It is worth briefly reviewing the Wagner Group's origins, formation, and evolution to situate its growing role as a tool in Russia's modern foreign policy toolkit. Despite Moscow's constitutional ban on PMCs, Russia has a history of using these firms to do its bidding and, in recent years, has maintained a cadre of PMCs that function as part of its broader irregular warfare strategy. (16) Yet, the Wagner Group clearly operates as Russia's premier firm, illustrated most directly by the breadth of its engagement around the globe and its proximity to the Kremlin--leading some to refer to it as "Putin's private army." (17) In many ways, the group's status as an independent contractor gives it a degree of "unpredictability" and, most importantly, simultaneously offers Moscow the facade of "plausible deniability." (18)

The idea of the Wagner Group is believed to have originated around 2010 in a Russian General Staff meeting. (19) Though details of that event are sparse, some evidence suggests that present at the meeting was Eeben Barlow, founder of the South African PMC Executive Outcomes. (20 a) Wagner officially emerged on the scene circa 2014 from a tangled web of PMC predecessors. These included the Moran Security Group, a Russian firm specializing in maritime and shipping security, and the Slavonic Corps, which first deployed to fight in Syria. (21)
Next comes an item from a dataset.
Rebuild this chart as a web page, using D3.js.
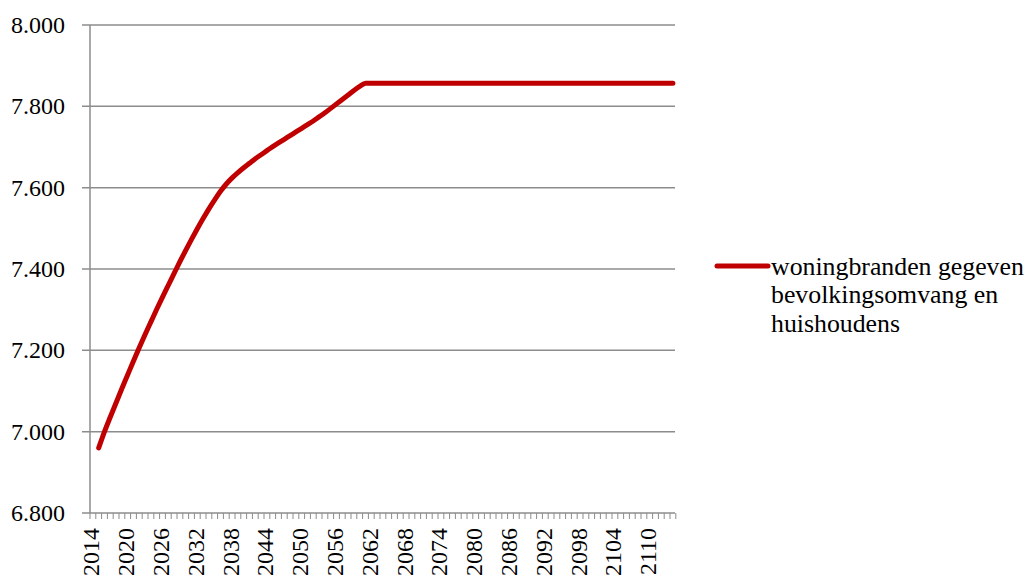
<!DOCTYPE html>
<html>
  <head>
    <meta charset="utf-8">
    <script src="https://d3js.org/d3.v7.min.js"></script>
  </head>
<body>
  <script type="text/javascript">
    // years 2014..2114, value missing for 2014
    var years = d3.range(2014, 2115);
    var curve = [null,
      6.960, 7.000, 7.036, 7.071, 7.106, 7.140, 7.174, 7.207, 7.239, 7.270,
      7.301, 7.331, 7.360, 7.389, 7.418, 7.446, 7.473, 7.499, 7.524, 7.548,
      7.570, 7.591, 7.609, 7.624, 7.637, 7.649, 7.660, 7.671, 7.681, 7.691,
      7.701, 7.710, 7.719, 7.728, 7.737, 7.746, 7.755, 7.764, 7.774, 7.784,
      7.795, 7.806, 7.817, 7.828, 7.839, 7.849, 7.857];
    while (curve.length < years.length) curve.push(7.857);
    var yTicks = [6.8, 7.0, 7.2, 7.4, 7.6, 7.8, 8.0];
    var seriesName = ["woningbranden gegeven", "bevolkingsomvang en", "huishoudens"];

    var data = years.map(function(y, i) { return {year: y, value: curve[i]}; });

    var plotLeft = 90, plotRight = 675.8, plotTop = 25, plotBottom = 513;
    var fmt = d3.format(".3f");
    var fontName = "\"Liberation Serif\"";

    d3.select("body").style("margin", "0px");

    var svg = d3.select("body").append("svg")
        .attr("width", 1027)
        .attr("height", 579)
        .style("display", "block");

    var x = d3.scaleBand().domain(years).range([plotLeft, plotRight]).padding(0);
    var y = d3.scaleLinear().domain([6.8, 8.0]).range([plotBottom, plotTop]);

    /*
      gridlines + y labels
    */
    svg.selectAll("line.grid")
        .data(yTicks)
      .enter().append("line")
        .attr("class", "grid")
        .attr("x1", plotLeft - 8)
        .attr("x2", 675)
        .attr("y1", function(d) { return y(d); })
        .attr("y2", function(d) { return y(d); })
        .attr("stroke", "#8c8c8c")
        .attr("stroke-width", 1.5);

    svg.selectAll("text.ylab")
        .data(yTicks)
      .enter().append("text")
        .attr("class", "ylab")
        .attr("x", 65)
        .attr("y", function(d) { return y(d); })
        .attr("dy", "0.34em")
        .attr("text-anchor", "end")
        .style("font-family", fontName)
        .style("font-size", "24px")
        .text(function(d) { return fmt(d); });

    svg.append("line")
        .attr("x1", plotLeft).attr("x2", plotLeft)
        .attr("y1", plotTop).attr("y2", plotBottom)
        .attr("stroke", "#8c8c8c")
        .attr("stroke-width", 1.5);

    /*
      x axis: tick between every category, label every 6 years
    */
    svg.selectAll("line.xtick")
        .data(years.concat([2115]))
      .enter().append("line")
        .attr("class", "xtick")
        .attr("x1", function(d) { return d === 2115 ? plotRight : x(d); })
        .attr("x2", function(d) { return d === 2115 ? plotRight : x(d); })
        .attr("y1", plotBottom)
        .attr("y2", plotBottom + 6)
        .attr("stroke", "#8c8c8c")
        .attr("stroke-width", 1);

    svg.selectAll("text.xlab")
        .data(years.filter(function(d) { return (d - 2014) % 6 === 0; }))
      .enter().append("text")
        .attr("class", "xlab")
        .attr("transform", function(d) {
          return "translate(" + (x(d) + x.bandwidth() / 2) + "," + (plotBottom + 15) + ") rotate(-90)";
        })
        .attr("dy", "0.27em")
        .attr("text-anchor", "end")
        .style("font-family", fontName)
        .style("font-size", "24px")
        .text(function(d) { return d; });

    /*
      the series line
    */
    var line = d3.line()
        .defined(function(d) { return d.value !== null; })
        .x(function(d) { return x(d.year) + x.bandwidth() / 2; })
        .y(function(d) { return y(d.value); })
        .curve(d3.curveMonotoneX);

    svg.append("path")
        .datum(data)
        .attr("d", line)
        .attr("fill", "none")
        .attr("stroke", "#c00000")
        .attr("stroke-width", 5)
        .attr("stroke-linecap", "round")
        .attr("stroke-linejoin", "round");

    /*
      legend
    */
    svg.append("line")
        .attr("x1", 717).attr("x2", 768)
        .attr("y1", 266).attr("y2", 266)
        .attr("stroke", "#c00000")
        .attr("stroke-width", 5)
        .attr("stroke-linecap", "round");

    svg.selectAll("text.leg")
        .data(seriesName)
      .enter().append("text")
        .attr("class", "leg")
        .attr("x", 771)
        .attr("y", function(d, i) { return 275 + i * 28.3; })
        .style("font-family", fontName)
        .style("font-size", "25.8px")
        .text(function(d) { return d; });
  </script>
</body>
</html>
The Wagner Group was founded by Dmitry Utkin and bankrolled by Yevgeny Prigozhin, better known as "Putin's cook" (or chef). Utkin is a retired veteran of Russia's intelligence agency, the GRU, where he served from approximately 1988 to 2013. (22) A staunch admirer of Hitler and Nazi Germany, it is believed that Utkin chose the name Wagner in honor of Hitler's favorite composer, Richard Wagner. (23) Prigozhin, meanwhile, is a...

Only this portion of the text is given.